Abstract

International institutions are important regulators of the trade-environment relationship. Many of them deploy trade measures for environmental purposes, with mixed results. The Basel Convention is a typical case where designated strong trade restrictions have failed to curb movements of hazardous waste or protect vulnerable countries from waste dumping. The existing literature emphasizes North-South conflict under the Basel Convention as the main reason for these shortcomings. This paper returns to the fundamental question as to why countries engage in the trade of hazardous wastes. It relaxes the Basel assumption that hazardous wastes are invariably negative externalities, and argues that global economic integration has commodified these wastes. Countries are increasingly diverging on their views and treatment of hazardous materials. This study draws from the under-utilized Basel Convention Database and other sources to piece together a holistic picture of the global hazardous waste movements.
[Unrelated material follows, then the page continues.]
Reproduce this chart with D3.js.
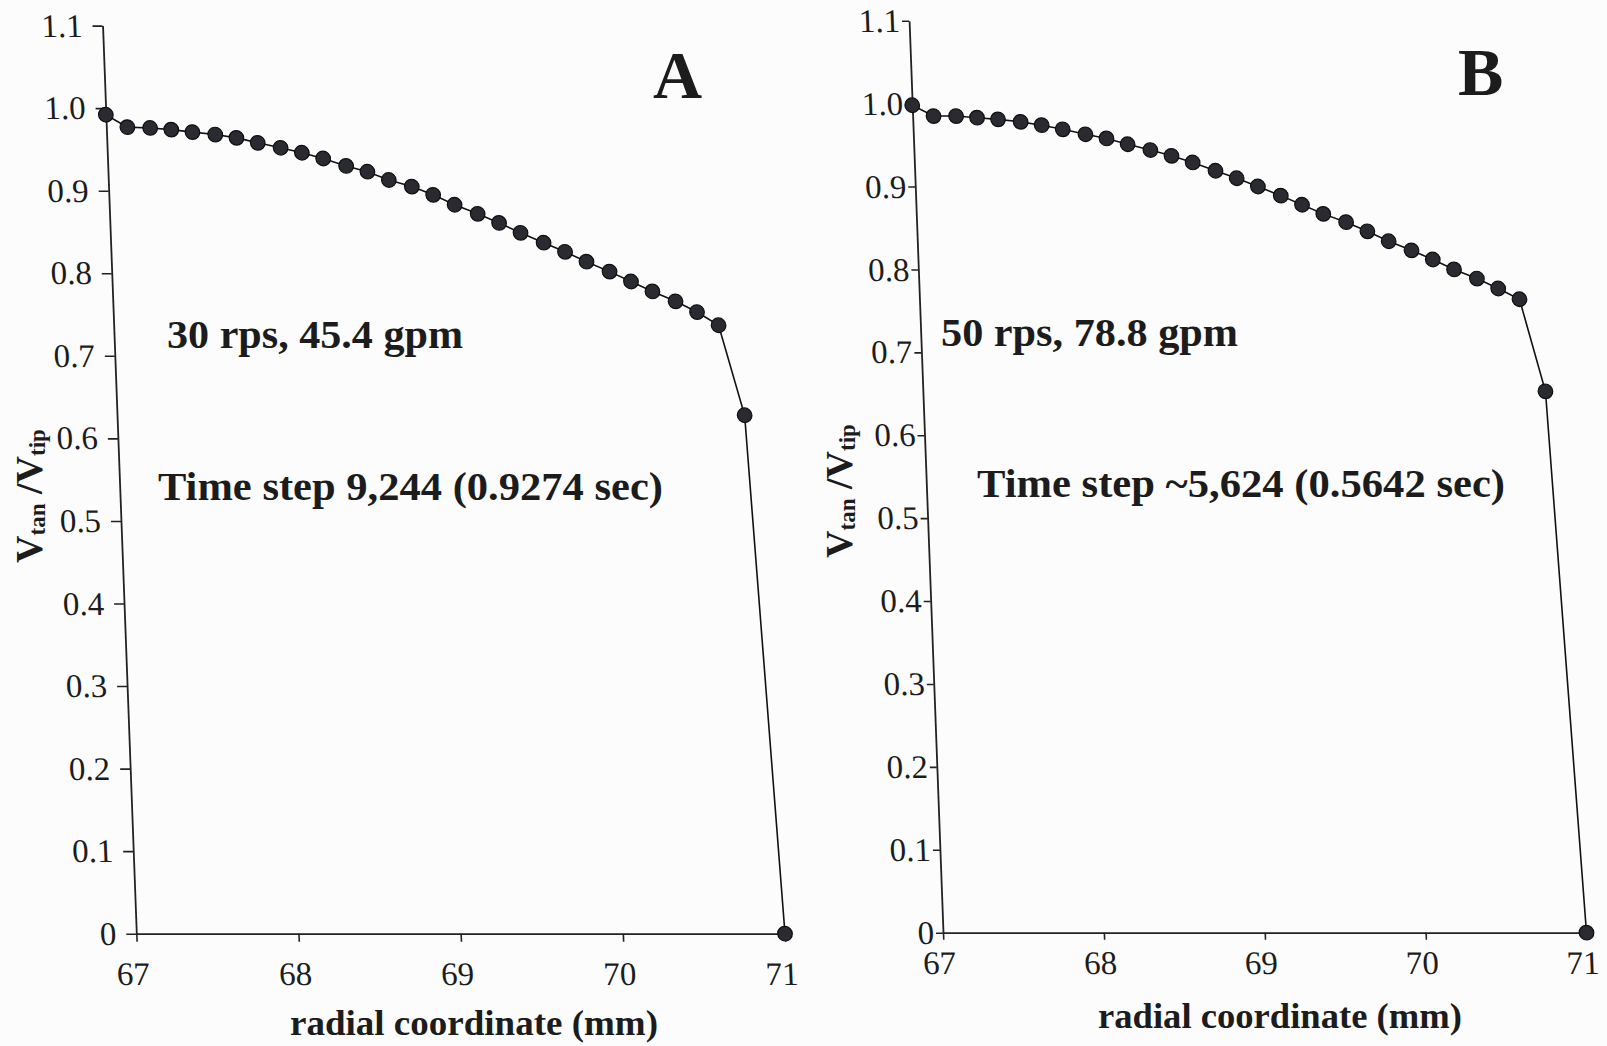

It identifies three types of countries with distinct trade-orientations: industrialized countries, which trade the largest amounts of hazardous wastes and with considerable specialization; newly industrializing countries, which are becoming influential players in hazardous waste generation and management; and least- developed countries, which are least open to waste trade yet least protected from waste dumping. This analysis shows that, as globalization deepens, the management of hazardous wastes may actually require extensive transboundary movements of hazardous materials between countries of capability and interest. Contrary to its current trade minimization approach based on a crude North-South dichotomy, the Basel Convention may benefit from an approach that motivates capable countries to treat more wastes and builds capacity for intended waste importers.